When success brings unexpected tension

Many artists do not think about credits when a song is finished. The track sounds good. The release date is set. Everyone feels excited. Credits feel like paperwork that can be handled later.

Then the song starts moving.

A collaborator notices their name is missing. A producer feels sidelined. A songwriter realizes they were never properly acknowledged. What should have been a win turns into tension.

Credit issues rarely explode immediately. They surface slowly, often after momentum builds. By then, fixing them becomes harder and more public.

Why credits matter more than artists expect

Credits are not about ego. They are about recognition, rights, and future income.

Credits determine who gets paid, who gets opportunities, and who gets remembered.
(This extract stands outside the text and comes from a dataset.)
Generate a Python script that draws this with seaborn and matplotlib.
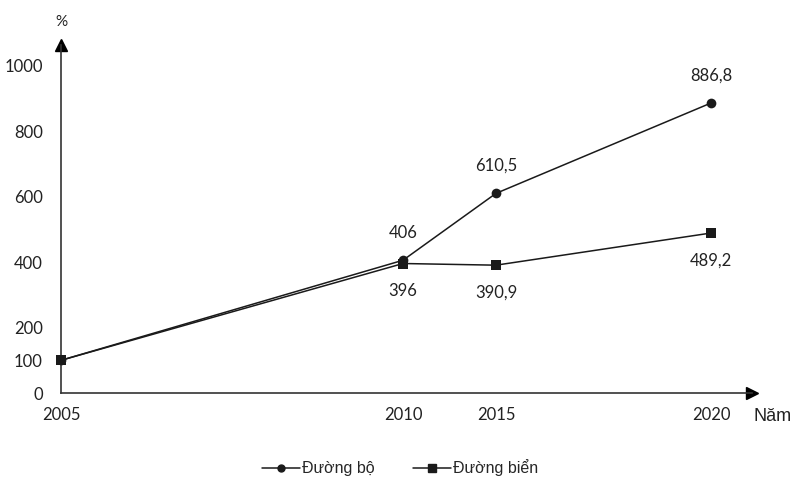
"""Growth of freight by road and by sea, 2005-2020 (2005 = 100%)."""

import matplotlib

matplotlib.use("Agg")
import matplotlib.pyplot as plt
import numpy as np
import pandas as pd
import seaborn as sns

YEARS = [2005, 2010, 2015, 2020]
ROAD = [100, 406, 610.5, 886.8]
SEA = [100, 396, 390.9, 489.2]
ROAD_LABELS = ["", "406", "610,5", "886,8"]
SEA_LABELS = ["", "396", "390,9", "489,2"]
SERIES = ["Đường bộ", "Đường biển"]
Y_TICKS = [0, 100, 200, 400, 600, 800, 1000]

# the drawing spaces years unevenly, so the x scale is piecewise linear
YEAR_ANCHORS = [2005, 2010, 2015, 2020, 2025]
POS_ANCHORS = [0, 342, 435, 650, 865]


def forward(x):
    return np.interp(x, YEAR_ANCHORS, POS_ANCHORS)


def inverse(x):
    return np.interp(x, POS_ANCHORS, YEAR_ANCHORS)


df = pd.DataFrame(
    {
        "year": YEARS * 2,
        "value": ROAD + SEA,
        "series": [SERIES[0]] * 4 + [SERIES[1]] * 4,
    }
)

sns.set_theme(style="white")
plt.rcParams["font.family"] = ["Lato", "DejaVu Sans"]

fig = plt.figure(figsize=(8.01, 4.97), dpi=100)
ax = fig.add_axes([61 / 801, 104 / 497, (752 - 61) / 801, (393 - 45) / 497])
ax.set_xscale("function", functions=(forward, inverse))

sns.lineplot(
    data=df,
    x="year",
    y="value",
    style="series",
    markers={SERIES[0]: "o", SERIES[1]: "s"},
    dashes=False,
    color="#1a1a1a",
    linewidth=1.1,
    markersize=7,
    markeredgewidth=0,
    legend=False,
    clip_on=False,
    zorder=3,
    ax=ax,
)

x_max = inverse(752 - 61)
ax.set_xlim(2005, x_max)
ax.set_ylim(0, (393 - 45) / 0.327)

ax.set_xticks(YEARS)
ax.set_xticklabels([str(y) for y in YEARS])
ax.set_yticks(Y_TICKS)
ax.set_yticklabels([str(v) for v in Y_TICKS])
ax.tick_params(axis="y", labelsize=12, colors="#222222", direction="out",
               length=5, width=1, pad=8)
ax.tick_params(axis="x", labelsize=12, colors="#222222", direction="out",
               length=4, width=1, pad=6)
ax.set_xlabel("")
ax.set_ylabel("")

sns.despine(ax=ax)
for side in ("left", "bottom"):
    ax.spines[side].set_color("#333333")
    ax.spines[side].set_linewidth(1.2)

# arrow heads on the axes
ax.plot(1, 0, ">", color="black", markersize=8, transform=ax.transAxes,
        clip_on=False)
ax.plot(0, 1, "^", color="black", markersize=8, transform=ax.transAxes,
        clip_on=False)
ax.text(0, 1.045, "%", transform=ax.transAxes, ha="center", va="bottom",
        fontsize=11, color="#222222")
ax.text(1.002, -0.068, "Năm", transform=ax.transAxes, ha="left", va="center",
        fontsize=13, color="#222222", family=["Liberation Sans", "DejaVu Sans"])

for year, value, label in zip(YEARS, ROAD, ROAD_LABELS):
    if label:
        ax.annotate(label, (year, value), xytext=(0, 14), textcoords="offset points",
                    ha="center", va="bottom", fontsize=12, color="#222222")
for year, value, label in zip(YEARS, SEA, SEA_LABELS):
    if label:
        ax.annotate(label, (year, value), xytext=(0, -14), textcoords="offset points",
                    ha="center", va="top", fontsize=12, color="#222222")

handles = [
    plt.Line2D([], [], color="#1a1a1a", lw=1.1, marker="o", markersize=5),
    plt.Line2D([], [], color="#1a1a1a", lw=1.1, marker="s", markersize=6),
]
fig.legend(
    handles,
    SERIES,
    loc="center",
    bbox_to_anchor=(400 / 801, 1 - 468 / 497),
    ncol=2,
    frameon=False,
    handlelength=2.4,
    handletextpad=0.1,
    columnspacing=2.4,
    prop={"family": ["Liberation Sans", "DejaVu Sans"], "size": 11.5},
)

fig.savefig("out.png", dpi=100)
They follow a song everywhere, from streaming platforms to publishing databases to industry conversations.

When credits are wrong or incomplete, trust breaks down. Once trust is damaged, people hesitate to work with you again.

Credit is tied directly to money

Many artists separate credit from compensation. In reality, they are connected.

Songwriting credits affect publishing royalties. Production credits influence future work. Performer credits can open doors to collaborations, touring, and visibility.

If someone is not credited properly, they may not be paid properly. Even when money is involved later, fixing credits retroactively can be complicated and expensive.

Clarity early protects everyone.

Why missing credits hurt your reputation

The music industry is smaller than it looks. People talk. Producers talk to other producers. Songwriters share experiences. Managers remember patterns.

Artists who consistently credit collaborators accurately develop a reputation for professionalism. Artists who forget, delay, or minimize credits develop a different reputation.

That reputation follows you longer than any release.

“We will fix it later” rarely works

Many credit problems start with good intentions. Someone forgets. Someone assumes another person will handle it. Someone thinks it does not matter yet.

Later becomes never surprisingly fast.

Once a song is distributed, updating credits takes time and cooperation from multiple parties. If relationships are already strained, fixes become political.

Getting it right before release is always easier than correcting it after.

Credits protect creative relationships

Music is collaborative, even when it feels personal. Producers, songwriters, engineers, musicians, and vocalists all contribute pieces of the final work.

Acknowledging those contributions builds goodwill. It signals respect. It makes people want to work with you again.

Strong relationships often lead to better work, better deals, and better support later.

Credit also protects you

Proper credits are not only about fairness. They protect artists legally and professionally.

Clear credits reduce disputes. They clarify ownership. They help prevent claims that surface when a song performs well.

Artists who document contributions clearly avoid confusion when money, labels, or licensing enter the picture.

How to approach credits professionally

Credits should be discussed early, not after release.

This means having clear conversations about roles during creation. Who wrote what. Who produced what. Who performed what. Even if the split feels obvious, writing it down matters.

Professional artists do not avoid these conversations. They handle them calmly and clearly.

Global releases make credits even more important

Music travels globally. Credits move across platforms, countries, and databases.

If information is unclear or missing, errors multiply. Fixing mistakes across systems becomes slow and frustrating. In some cases, incorrect credits block publishing registrations or international royalty collection.

Getting it right once saves years of cleanup.

Final thoughts

Giving proper credit is not optional. It is part of running a serious music career.

Artists who respect credits build trust, protect relationships, and strengthen their reputation. Artists who ignore them often lose collaborators quietly and wonder why doors stop opening.

Music may start with creativity. Careers are built on respect.

Challenge

Before your next release, take time to review credits carefully.

Make sure every contributor is acknowledged correctly.
Confirm names, roles, and splits.
Document everything clearly.

Doing this now prevents conflict later.